In your copy, include every line of the listing below exactly but none of the pictures.

◆ **SUPPLIED DATA**
--------
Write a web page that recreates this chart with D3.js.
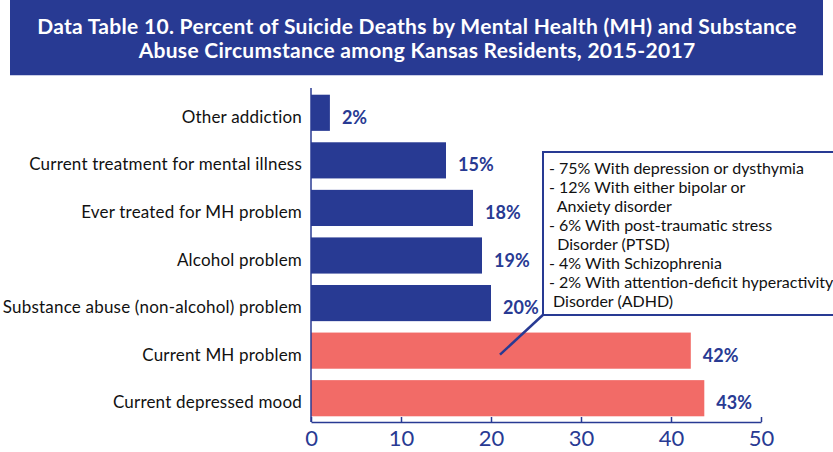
<!DOCTYPE html>
<html>
<head>
<meta charset="utf-8">
<script src="https://cdn.jsdelivr.net/npm/d3@7"></script>
<style>
  body { margin: 0; background: #fff; }
  svg { display: block; font-family: Lato, "Open Sans", sans-serif; }
</style>
</head>
<body>
<svg id="chart" width="833" height="452"></svg>
<script>
// data
const categories = ["Other addiction", "Current treatment for mental illness", "Ever treated for MH problem",
    "Alcohol problem", "Substance abuse (non-alcohol) problem", "Current MH problem", "Current depressed mood"];
const values = [2.1, 15, 18, 19, 20, 42.2, 43.7];
const valueLabels = ["2%", "15%", "18%", "19%", "20%", "42%", "43%"];
const groups = ["other", "other", "other", "other", "other", "mh", "mh"];
const xTicks = [0, 10, 20, 30, 40, 50];
const titleLines = ["Data Table 10. Percent of Suicide Deaths by Mental Health (MH) and Substance",
    "Abuse Circumstance among Kansas Residents, 2015-2017"];
const noteLines = ["- 75% With depression or dysthymia", "- 12% With either bipolar or", "  Anxiety disorder",
    "- 6% With post-traumatic stress", "  Disorder (PTSD)", "- 4% With Schizophrenia",
    "- 2% With attention-deficit hyperactivity", " Disorder (ADHD)"];

const navy = "#283a93";
const pink = "#f26b67";

const svg = d3.select("#chart");

// title banner
svg.append("rect")
    .attr("x", 10).attr("y", 0)
    .attr("width", 813).attr("height", 75)
    .attr("fill", navy);
svg.append("line")
    .attr("x1", 10).attr("x2", 823)
    .attr("y1", 75.5).attr("y2", 75.5)
    .attr("stroke", "#c9cde6");

svg.append("g").selectAll("text")
    .data(titleLines)
    .join("text")
    .attr("x", 417)
    .attr("y", (d, i) => 34 + i * 24)
    .attr("text-anchor", "middle")
    .attr("fill", "#fff")
    .style("font-size", "21px")
    .style("font-weight", "bold")
    .style("letter-spacing", "0.3px")
    .text(d => d);

// scales
const x = d3.scaleLinear().domain([0, 50]).range([311, 761]);
const y = d3.scaleBand().domain(categories).range([89, 422]).paddingInner(0.24).paddingOuter(0.12);

// bars
svg.append("g").selectAll("rect")
    .data(categories)
    .join("rect")
    .attr("x", x(0))
    .attr("y", d => y(d))
    .attr("width", (d, i) => x(values[i]) - x(0))
    .attr("height", y.bandwidth())
    .attr("fill", (d, i) => groups[i] === "mh" ? pink : navy);

// value labels
svg.append("g").selectAll("text")
    .data(categories)
    .join("text")
    .attr("x", (d, i) => x(values[i]) + 12)
    .attr("y", d => y(d) + y.bandwidth() / 2 + 11)
    .attr("fill", navy)
    .style("font-size", "18px")
    .style("font-weight", "bold")
    .text((d, i) => valueLabels[i]);

// category labels
svg.append("g").selectAll("text")
    .data(categories)
    .join("text")
    .attr("x", 302)
    .attr("y", d => y(d) + y.bandwidth() / 2 + 10)
    .attr("text-anchor", "end")
    .attr("fill", "#111")
    .style("font-size", "17px")
    .style("letter-spacing", "0.2px")
    .text(d => d);

// x axis, ticks point up into the plot
const xAxis = svg.append("g")
    .attr("transform", "translate(0,422)")
    .call(d3.axisBottom(x).tickValues(xTicks).tickSizeInner(-5).tickSizeOuter(0).tickPadding(8));
xAxis.select(".domain").attr("stroke", navy).attr("stroke-width", 1.5);
xAxis.selectAll(".tick line").attr("stroke", navy).attr("stroke-width", 1.5);
xAxis.selectAll(".tick text")
    .attr("fill", navy)
    .style("font-family", "Lato, sans-serif")
    .style("font-size", "22px");

// y axis line
svg.append("line")
    .attr("x1", x(0)).attr("x2", x(0))
    .attr("y1", 88).attr("y2", 422)
    .attr("stroke", navy).attr("stroke-width", 1.5);

// note box with pointer to the MH bar
const noteGroup = svg.append("g");
noteGroup.append("line")
    .attr("x1", 545).attr("y1", 313)
    .attr("x2", x(21)).attr("y2", y("Current MH problem") + y.bandwidth() / 2 + 4)
    .attr("stroke", navy).attr("stroke-width", 2.5);
noteGroup.append("rect")
    .attr("x", 543).attr("y", 152)
    .attr("width", 300).attr("height", 163)
    .attr("fill", "#fff")
    .attr("stroke", navy).attr("stroke-width", 2);
noteGroup.selectAll("text")
    .data(noteLines)
    .join("text")
    .attr("x", 549)
    .attr("y", (d, i) => 174 + i * 19)
    .attr("fill", "#111")
    .style("font-size", "16px")
    .style("white-space", "pre")
    .text(d => d);
</script>
</body>
</html>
--------
◆ **OUTPUT FOR THIS EXERCISE**
Write a web page that recreates this chart with D3.js.
<!DOCTYPE html>
<html>
<head>
<meta charset="utf-8">
<script src="https://cdn.jsdelivr.net/npm/d3@7"></script>
<style>
  body { margin: 0; background: #fff; }
  svg { display: block; font-family: Lato, "Open Sans", sans-serif; }
</style>
</head>
<body>
<svg id="chart" width="833" height="452"></svg>
<script>
// data
const categories = ["Other addiction", "Current treatment for mental illness", "Ever treated for MH problem",
    "Alcohol problem", "Substance abuse (non-alcohol) problem", "Current MH problem", "Current depressed mood"];
const values = [2.1, 15, 18, 19, 20, 42.2, 43.7];
const valueLabels = ["2%", "15%", "18%", "19%", "20%", "42%", "43%"];
const groups = ["other", "other", "other", "other", "other", "mh", "mh"];
const xTicks = [0, 10, 20, 30, 40, 50];
const titleLines = ["Data Table 10. Percent of Suicide Deaths by Mental Health (MH) and Substance",
    "Abuse Circumstance among Kansas Residents, 2015-2017"];
const noteLines = ["- 75% With depression or dysthymia", "- 12% With either bipolar or", "  Anxiety disorder",
    "- 6% With post-traumatic stress", "  Disorder (PTSD)", "- 4% With Schizophrenia",
    "- 2% With attention-deficit hyperactivity", " Disorder (ADHD)"];

const navy = "#283a93";
const pink = "#f26b67";

const svg = d3.select("#chart");

// title banner
svg.append("rect")
    .attr("x", 10).attr("y", 0)
    .attr("width", 813).attr("height", 75)
    .attr("fill", navy);
svg.append("line")
    .attr("x1", 10).attr("x2", 823)
    .attr("y1", 75.5).attr("y2", 75.5)
    .attr("stroke", "#c9cde6");

svg.append("g").selectAll("text")
    .data(titleLines)
    .join("text")
    .attr("x", 417)
    .attr("y", (d, i) => 34 + i * 24)
    .attr("text-anchor", "middle")
    .attr("fill", "#fff")
    .style("font-size", "21px")
    .style("font-weight", "bold")
    .style("letter-spacing", "0.3px")
    .text(d => d);

// scales
const x = d3.scaleLinear().domain([0, 50]).range([311, 761]);
const y = d3.scaleBand().domain(categories).range([89, 422]).paddingInner(0.24).paddingOuter(0.12);

// bars
svg.append("g").selectAll("rect")
    .data(categories)
    .join("rect")
    .attr("x", x(0))
    .attr("y", d => y(d))
    .attr("width", (d, i) => x(values[i]) - x(0))
    .attr("height", y.bandwidth())
    .attr("fill", (d, i) => groups[i] === "mh" ? pink : navy);

// value labels
svg.append("g").selectAll("text")
    .data(categories)
    .join("text")
    .attr("x", (d, i) => x(values[i]) + 12)
    .attr("y", d => y(d) + y.bandwidth() / 2 + 11)
    .attr("fill", navy)
    .style("font-size", "18px")
    .style("font-weight", "bold")
    .text((d, i) => valueLabels[i]);

// category labels
svg.append("g").selectAll("text")
    .data(categories)
    .join("text")
    .attr("x", 302)
    .attr("y", d => y(d) + y.bandwidth() / 2 + 10)
    .attr("text-anchor", "end")
    .attr("fill", "#111")
    .style("font-size", "17px")
    .style("letter-spacing", "0.2px")
    .text(d => d);

// x axis, ticks point up into the plot
const xAxis = svg.append("g")
    .attr("transform", "translate(0,422)")
    .call(d3.axisBottom(x).tickValues(xTicks).tickSizeInner(-5).tickSizeOuter(0).tickPadding(8));
xAxis.select(".domain").attr("stroke", navy).attr("stroke-width", 1.5);
xAxis.selectAll(".tick line").attr("stroke", navy).attr("stroke-width", 1.5);
xAxis.selectAll(".tick text")
    .attr("fill", navy)
    .style("font-family", "Lato, sans-serif")
    .style("font-size", "22px");

// y axis line
svg.append("line")
    .attr("x1", x(0)).attr("x2", x(0))
    .attr("y1", 88).attr("y2", 422)
    .attr("stroke", navy).attr("stroke-width", 1.5);

// note box with pointer to the MH bar
const noteGroup = svg.append("g");
noteGroup.append("line")
    .attr("x1", 545).attr("y1", 313)
    .attr("x2", x(21)).attr("y2", y("Current MH problem") + y.bandwidth() / 2 + 4)
    .attr("stroke", navy).attr("stroke-width", 2.5);
noteGroup.append("rect")
    .attr("x", 543).attr("y", 152)
    .attr("width", 300).attr("height", 163)
    .attr("fill", "#fff")
    .attr("stroke", navy).attr("stroke-width", 2);
noteGroup.selectAll("text")
    .data(noteLines)
    .join("text")
    .attr("x", 549)
    .attr("y", (d, i) => 174 + i * 19)
    .attr("fill", "#111")
    .style("font-size", "16px")
    .style("white-space", "pre")
    .text(d => d);
</script>
</body>
</html>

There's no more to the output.